The teaching-learning process is an inherently social act, and as instructors we need to be mindful of the quality of the social and emotional dynamics in our course, because they impact learning and performance.
There are a number of strategies instructors can implement to create a productive and inclusive climate.
Examine your assumptions.
It is very common for instructors to assume that student share their own background, but this is not necessarily so. Do you find yourself addressing students as if they all share your religion, sexual orientation, or economic class?
Learn and use students’ names.
Even in large classes, you can start with a few names and build up. At the very least, let students know you are making an effort to do so.
Model inclusive language.
For instance, avoid using masculine pronouns for both males and females. When you use American idioms, explain them for the benefit of non-native English speakers.
Use multiple and diverse examples.
Multiple examples increase the likelihood of students relating to at least one of them. Take care to include examples that speak to both sexes and that work across cultures.
Establish ground rules for interaction.
This will assure that other students are also being inclusive and respectful. In order to generate maximal buy-in into the ground rules, you can involve the students in the process of establishing them. You will still need to enforce the ground rules and correct students for the occasional non-inclusive or disrespectful comment.
Examine your curriculum.
Are certain perspectives systematically not represented in your course materials (e.g., a course on family focusing only on traditional families, or a course on public policy ignoring race issues)? Neglecting some issues implies a value judgment (Hooks 1994), which can alienate certain groups of students.
Strive to be fair.
Especially in courses with multiple sections and TAs, it is crucial to be perceived as fair, both in grading and in implementing course policies. Perceptions of unfairness can induce feelings of learned helplessness (Peterson et al., 1995), which are highly demotivating for students.

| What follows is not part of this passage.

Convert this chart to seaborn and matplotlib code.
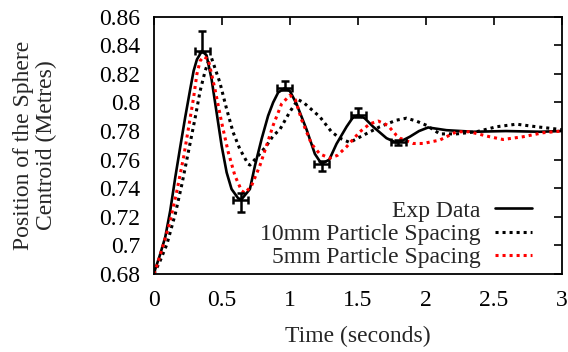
import numpy as np
import pandas as pd
import matplotlib
matplotlib.use("Agg")
import matplotlib.pyplot as plt
import seaborn as sns

# experimental curve (smoothed line through the measurements)
exp_t = [0.0, 0.01, 0.04, 0.083, 0.12, 0.157, 0.193, 0.23, 0.267, 0.292, 0.316, 0.353, 0.387,
         0.424, 0.461, 0.498, 0.535, 0.571, 0.62, 0.645, 0.706, 0.743, 0.792, 0.84, 0.877, 0.914,
         0.963, 1.0, 1.049, 1.123, 1.184, 1.233, 1.29, 1.343, 1.417, 1.46, 1.502, 1.55, 1.613,
         1.711, 1.78, 1.82, 1.882, 1.95, 2.017, 2.152, 2.35, 2.59, 2.84, 3.0]
exp_y = [0.680, 0.6835, 0.692, 0.7057, 0.7243, 0.7476, 0.7686, 0.7896, 0.8093, 0.8221, 0.830, 0.836, 0.833,
         0.8163, 0.793, 0.7697, 0.751, 0.7394, 0.7329, 0.7323, 0.7394, 0.7557, 0.7744, 0.7907, 0.800, 0.807,
         0.810, 0.808, 0.799, 0.781, 0.764, 0.757, 0.760, 0.771, 0.783, 0.789, 0.791, 0.789, 0.783,
         0.775, 0.772, 0.773, 0.776, 0.780, 0.7825, 0.7806, 0.7795, 0.780, 0.7795, 0.780]

# 10mm particle spacing simulation
sim10_t = [0.0, 0.046, 0.096, 0.157, 0.206, 0.255, 0.304, 0.34, 0.377, 0.402, 0.424, 0.485, 0.535,
           0.583, 0.632, 0.693, 0.706, 0.767, 0.828, 0.877, 0.926, 1.0, 1.06, 1.1, 1.22, 1.306,
           1.368, 1.44, 1.539, 1.662, 1.784, 1.858, 1.93, 2.005, 2.103, 2.226, 2.373, 2.52,
           2.667, 2.814, 3.0]
sim10_y = [0.680, 0.6893, 0.701, 0.722, 0.7429, 0.7662, 0.7896, 0.8081, 0.8221, 0.829, 0.831, 0.814, 0.7953,
           0.779, 0.7674, 0.7569, 0.7562, 0.7627, 0.7697, 0.7767, 0.781, 0.7935, 0.802, 0.800, 0.790, 0.7795,
           0.775, 0.772, 0.777, 0.783, 0.7876, 0.789, 0.787, 0.784, 0.778, 0.778, 0.7795, 0.783,
           0.7848, 0.783, 0.781]

# 5mm particle spacing simulation
sim5_t = [0.0, 0.022, 0.071, 0.12, 0.169, 0.218, 0.255, 0.292, 0.316, 0.34, 0.365, 0.399, 0.449,
          0.498, 0.547, 0.596, 0.645, 0.669, 0.718, 0.779, 0.828, 0.877, 0.939, 1.0, 1.04, 1.086,
          1.159, 1.22, 1.294, 1.35, 1.417, 1.515, 1.588, 1.65, 1.72, 1.784, 1.81, 1.907, 1.98,
          2.103, 2.226, 2.32, 2.47, 2.568, 2.715, 2.862, 3.0]
sim5_y = [0.680, 0.6858, 0.701, 0.7173, 0.7382, 0.7616, 0.7825, 0.8035, 0.8198, 0.8291, 0.832, 0.8304, 0.8093,
          0.786, 0.7651, 0.7487, 0.7382, 0.7366, 0.7417, 0.7557, 0.7697, 0.784, 0.799, 0.805, 0.802, 0.788,
          0.771, 0.764, 0.761, 0.763, 0.769, 0.7795, 0.785, 0.787, 0.784, 0.777, 0.775, 0.7713, 0.7713,
          0.7737, 0.7795, 0.7795, 0.776, 0.7741, 0.776, 0.7788, 0.780]

# measured points with error bars
pts_t = [0.355, 0.64, 0.963, 1.233, 1.502, 1.796]
pts_y = [0.836, 0.732, 0.810, 0.757, 0.791, 0.772]
pts_ylo = [0.001, 0.0089, 0.0014, 0.005, 0.0014, 0.002]
pts_yhi = [0.014, 0.0046, 0.005, 0.002, 0.005, 0.002]
pts_xerr = [0.055, 0.055, 0.055, 0.055, 0.055, 0.055]

sns.set_style("white")
plt.rcParams['font.family'] = ['Liberation Serif', 'DejaVu Serif']
fs = 17

fig = plt.figure(figsize=(5.68, 3.52), dpi=100)
ax = fig.add_axes([0.271, 0.2216, 0.718, 0.7310])

sns.lineplot(x=exp_t, y=exp_y, ax=ax, color='black', lw=1.9, sort=False, estimator=None,
             label='Exp Data')
sns.lineplot(x=sim10_t, y=sim10_y, ax=ax, color='black', lw=2.2, sort=False, estimator=None,
             linestyle=(0, (1, 1.3)), label='10mm Particle Spacing')
sns.lineplot(x=sim5_t, y=sim5_y, ax=ax, color='#ff0000', lw=2.2, sort=False, estimator=None,
             linestyle=(0, (1, 1.3)), label='5mm Particle Spacing')
ax.errorbar(pts_t, pts_y, yerr=[pts_ylo, pts_yhi], xerr=pts_xerr, fmt='none', ecolor='black',
            elinewidth=1.8, capsize=2.8, capthick=1.8)

ax.set_xlim(0, 3)
ax.set_ylim(0.68, 0.86)
ax.set_xticks([0, 0.5, 1, 1.5, 2, 2.5, 3])
ax.set_xticklabels(['0', '0.5', '1', '1.5', '2', '2.5', '3'])
yt = [0.68, 0.70, 0.72, 0.74, 0.76, 0.78, 0.80, 0.82, 0.84, 0.86]
ax.set_yticks(yt)
ax.set_yticklabels(['0.68', '0.7', '0.72', '0.74', '0.76', '0.78', '0.8', '0.82', '0.84', '0.86'])
ax.tick_params(axis='both', direction='in', length=6, width=1.2, labelsize=fs,
               top=True, right=True, colors='black')
ax.tick_params(axis='x', pad=11.5)
ax.tick_params(axis='y', pad=10)
for s in ax.spines.values():
    s.set_color('black')
    s.set_linewidth(1.3)

ax.set_xlabel('Time (seconds)', fontsize=fs)
ax.set_ylabel('Position of the Sphere\nCentroid (Metres)', fontsize=fs, linespacing=1.1)
ax.xaxis.set_label_coords(0.5, -0.2)
ax.yaxis.set_label_coords(-0.238, 0.5)

leg = ax.legend(loc='lower right', bbox_to_anchor=(0.928, 0.022), frameon=False, fontsize=fs,
                markerfirst=False, handlelength=1.6, handletextpad=0.6, labelspacing=0.08,
                borderpad=0, borderaxespad=0)

fig.savefig('out.png', dpi=100)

Be mindful of low ability cues.
In their efforts to help students, some instructors inadvertently send mixed messages (e.g., “Sure, I’ll be happy to help you with this, I know girls have trouble with math”). These cues encourage attributions focused on permanent, uncontrollable causes, which diminish students’ self-efficacy. Instead, it is more productive to focus on controllable causes, such as effort.
Provide accommodations for students with disabilities.
Instructors are required by law to provide reasonable accommodations to students with documented disabilities.
Don’t ask people to speak for an entire group.
Students of underrepresented identities often report either feeling invisible in class, or sticking out like a sore thumb as the token member. This experience is heightened when they are addressed as spokespeople for their whole group, and can have implications on performance (Lord & Saenz, 1985).
Practice inclusive classroom behaviors.
Of course we as educators are not out to intentionally exclude anybody from the educational experience. However, many researchers report small unconscious behaviors – “microaggressions” – that certain student groups experience repeatedly. For instance, women report that instructors tend to interrupt them more often than men, ignore them more often, call on them less often, ask them more recall questions and less analytical questions, acknowledge their contributions less, and build on their answers less (Hall, 1982). These microaggressions add up and have a highly discouraging effect on those students.
- Hall, R. (1982). The classroom climate: A chilly one for women? Washington, D.C.: Association of American Colleges.
- Hooks, b. (1994). Teaching to transgress: Education as the practice of freedom. New York: Routledge.
- Lord, C. G., & Saenz, D. S. (1985). “Memory deficits and memory surfeits: Differential cognitive consequences of tokenism of tokens and observer.” Journal of Personality and Social Psychology, 49, 918-926.
- Peterson, C., Maier, S. F., & Seligman, M. E. P. (1995). Learned helplessness: A theory for the age of personal control. New York: Oxford University Press.